DO THIS: Copy each line below exactly and leave the pictures out.
○ ○ ○ ○
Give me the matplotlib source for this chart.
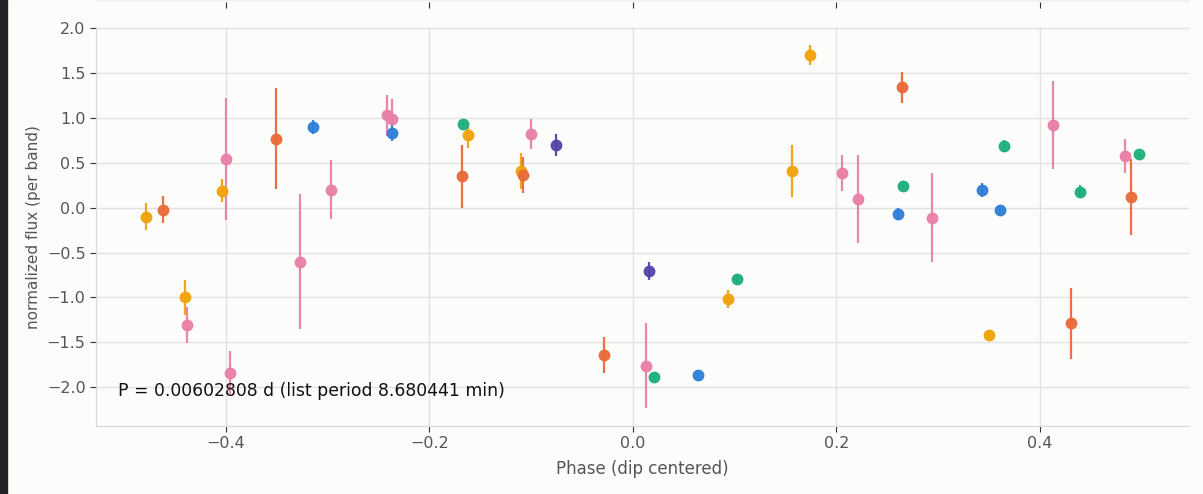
import numpy as np
import matplotlib.pyplot as plt
from matplotlib.patches import Rectangle

# phase, flux, error per band
amber_x = [-0.479, -0.440, -0.404, -0.162, -0.110, 0.094, 0.156, 0.174, 0.350]
amber_y = [-0.10, -1.00, 0.19, 0.81, 0.41, -1.02, 0.41, 1.70, -1.42]
amber_e = [0.15, 0.19, 0.13, 0.14, 0.20, 0.10, 0.29, 0.11, 0.05]

red_x = [-0.462, -0.351, -0.168, -0.108, -0.028, 0.265, 0.431, 0.490]
red_y = [-0.02, 0.77, 0.35, 0.36, -1.64, 1.34, -1.29, 0.12]
red_e = [0.15, 0.56, 0.35, 0.20, 0.20, 0.17, 0.40, 0.42]

pink_x = [-0.438, -0.400, -0.396, -0.327, -0.297, -0.242, -0.237, -0.100,
          0.013, 0.206, 0.221, 0.294, 0.413, 0.484]
pink_y = [-1.31, 0.54, -1.84, -0.60, 0.20, 1.03, 0.99, 0.82,
          -1.76, 0.39, 0.10, -0.11, 0.92, 0.58]
pink_e = [0.20, 0.68, 0.24, 0.75, 0.33, 0.23, 0.22, 0.17,
          0.47, 0.20, 0.49, 0.50, 0.49, 0.19]

blue_x = [-0.314, -0.237, 0.064, 0.261, 0.343, 0.361]
blue_y = [0.90, 0.83, -1.86, -0.07, 0.20, -0.03]
blue_e = [0.08, 0.09, 0.02, 0.07, 0.08, 0.04]

green_x = [-0.167, 0.021, 0.102, 0.266, 0.365, 0.440, 0.498]
green_y = [0.93, -1.89, -0.79, 0.24, 0.69, 0.18, 0.60]
green_e = [0.02, 0.04, 0.05, 0.02, 0.07, 0.07, 0.02]

purple_x = [-0.076, 0.016]
purple_y = [0.70, -0.71]
purple_e = [0.12, 0.10]

bands = [
    (amber_x, amber_y, amber_e, '#f0a30a'),
    (red_x, red_y, red_e, '#ea6a3a'),
    (pink_x, pink_y, pink_e, '#e97fa8'),
    (blue_x, blue_y, blue_e, '#2f7ed8'),
    (green_x, green_y, green_e, '#1daf7b'),
    (purple_x, purple_y, purple_e, '#5244a8'),
]

bg = '#fcfcfa'
fig = plt.figure(figsize=(12.03, 4.94), dpi=100, facecolor=bg)
ax = fig.add_axes([0.0798, 0.1377, 0.9086, 0.8073], facecolor=bg)

for x, y, e, c in bands:
    ax.errorbar(x, y, yerr=e, fmt='o', color=c, ms=7.5, elinewidth=1.6,
                capsize=0, ecolor=c, alpha=0.95, zorder=3)

ax.grid(True, color='#e2e2e0', lw=1, zorder=0)
ax.set_axisbelow(True)
for s in ['top', 'right']:
    ax.spines[s].set_visible(False)
for s in ['left', 'bottom']:
    ax.spines[s].set_color('#d6d6d2')
ax.tick_params(colors='#333333', labelcolor='#555555', labelsize=11.5, length=4)
ax.set_xlabel('Phase (dip centered)', fontsize=12, color='#555555', labelpad=6)
ax.set_ylabel('normalized flux (per band)', fontsize=11, color='#555555')
ax.set_yticks(np.arange(-2.0, 2.01, 0.5))
ax.text(0.02, 0.075, 'P = 0.00602808 d (list period 8.680441 min)',
        transform=ax.transAxes, fontsize=12.4, color='#111111')

# strip of the panel above
top = fig.add_axes([0.0798, 1 - 2 / 494, 0.9086, 2 / 494], sharex=ax,
                   facecolor='#f1f1ef')
for s in top.spines.values():
    s.set_visible(False)
top.tick_params(axis='x', labelbottom=False, length=4, colors='#333333')
top.set_yticks([])

fig.add_artist(Rectangle((0, 0), 7 / 1203, 1, transform=fig.transFigure,
                         color='#232327', zorder=10))

fig.savefig('out.png', dpi=100, facecolor=bg)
○ ○ ○ ○
CORRECT RESPONSE:
Give me the matplotlib source for this chart.
import numpy as np
import matplotlib.pyplot as plt
from matplotlib.patches import Rectangle

# phase, flux, error per band
amber_x = [-0.479, -0.440, -0.404, -0.162, -0.110, 0.094, 0.156, 0.174, 0.350]
amber_y = [-0.10, -1.00, 0.19, 0.81, 0.41, -1.02, 0.41, 1.70, -1.42]
amber_e = [0.15, 0.19, 0.13, 0.14, 0.20, 0.10, 0.29, 0.11, 0.05]

red_x = [-0.462, -0.351, -0.168, -0.108, -0.028, 0.265, 0.431, 0.490]
red_y = [-0.02, 0.77, 0.35, 0.36, -1.64, 1.34, -1.29, 0.12]
red_e = [0.15, 0.56, 0.35, 0.20, 0.20, 0.17, 0.40, 0.42]

pink_x = [-0.438, -0.400, -0.396, -0.327, -0.297, -0.242, -0.237, -0.100,
          0.013, 0.206, 0.221, 0.294, 0.413, 0.484]
pink_y = [-1.31, 0.54, -1.84, -0.60, 0.20, 1.03, 0.99, 0.82,
          -1.76, 0.39, 0.10, -0.11, 0.92, 0.58]
pink_e = [0.20, 0.68, 0.24, 0.75, 0.33, 0.23, 0.22, 0.17,
          0.47, 0.20, 0.49, 0.50, 0.49, 0.19]

blue_x = [-0.314, -0.237, 0.064, 0.261, 0.343, 0.361]
blue_y = [0.90, 0.83, -1.86, -0.07, 0.20, -0.03]
blue_e = [0.08, 0.09, 0.02, 0.07, 0.08, 0.04]

green_x = [-0.167, 0.021, 0.102, 0.266, 0.365, 0.440, 0.498]
green_y = [0.93, -1.89, -0.79, 0.24, 0.69, 0.18, 0.60]
green_e = [0.02, 0.04, 0.05, 0.02, 0.07, 0.07, 0.02]

purple_x = [-0.076, 0.016]
purple_y = [0.70, -0.71]
purple_e = [0.12, 0.10]

bands = [
    (amber_x, amber_y, amber_e, '#f0a30a'),
    (red_x, red_y, red_e, '#ea6a3a'),
    (pink_x, pink_y, pink_e, '#e97fa8'),
    (blue_x, blue_y, blue_e, '#2f7ed8'),
    (green_x, green_y, green_e, '#1daf7b'),
    (purple_x, purple_y, purple_e, '#5244a8'),
]

bg = '#fcfcfa'
fig = plt.figure(figsize=(12.03, 4.94), dpi=100, facecolor=bg)
ax = fig.add_axes([0.0798, 0.1377, 0.9086, 0.8073], facecolor=bg)

for x, y, e, c in bands:
    ax.errorbar(x, y, yerr=e, fmt='o', color=c, ms=7.5, elinewidth=1.6,
                capsize=0, ecolor=c, alpha=0.95, zorder=3)

ax.grid(True, color='#e2e2e0', lw=1, zorder=0)
ax.set_axisbelow(True)
for s in ['top', 'right']:
    ax.spines[s].set_visible(False)
for s in ['left', 'bottom']:
    ax.spines[s].set_color('#d6d6d2')
ax.tick_params(colors='#333333', labelcolor='#555555', labelsize=11.5, length=4)
ax.set_xlabel('Phase (dip centered)', fontsize=12, color='#555555', labelpad=6)
ax.set_ylabel('normalized flux (per band)', fontsize=11, color='#555555')
ax.set_yticks(np.arange(-2.0, 2.01, 0.5))
ax.text(0.02, 0.075, 'P = 0.00602808 d (list period 8.680441 min)',
        transform=ax.transAxes, fontsize=12.4, color='#111111')

# strip of the panel above
top = fig.add_axes([0.0798, 1 - 2 / 494, 0.9086, 2 / 494], sharex=ax,
                   facecolor='#f1f1ef')
for s in top.spines.values():
    s.set_visible(False)
top.tick_params(axis='x', labelbottom=False, length=4, colors='#333333')
top.set_yticks([])

fig.add_artist(Rectangle((0, 0), 7 / 1203, 1, transform=fig.transFigure,
                         color='#232327', zorder=10))

fig.savefig('out.png', dpi=100, facecolor=bg)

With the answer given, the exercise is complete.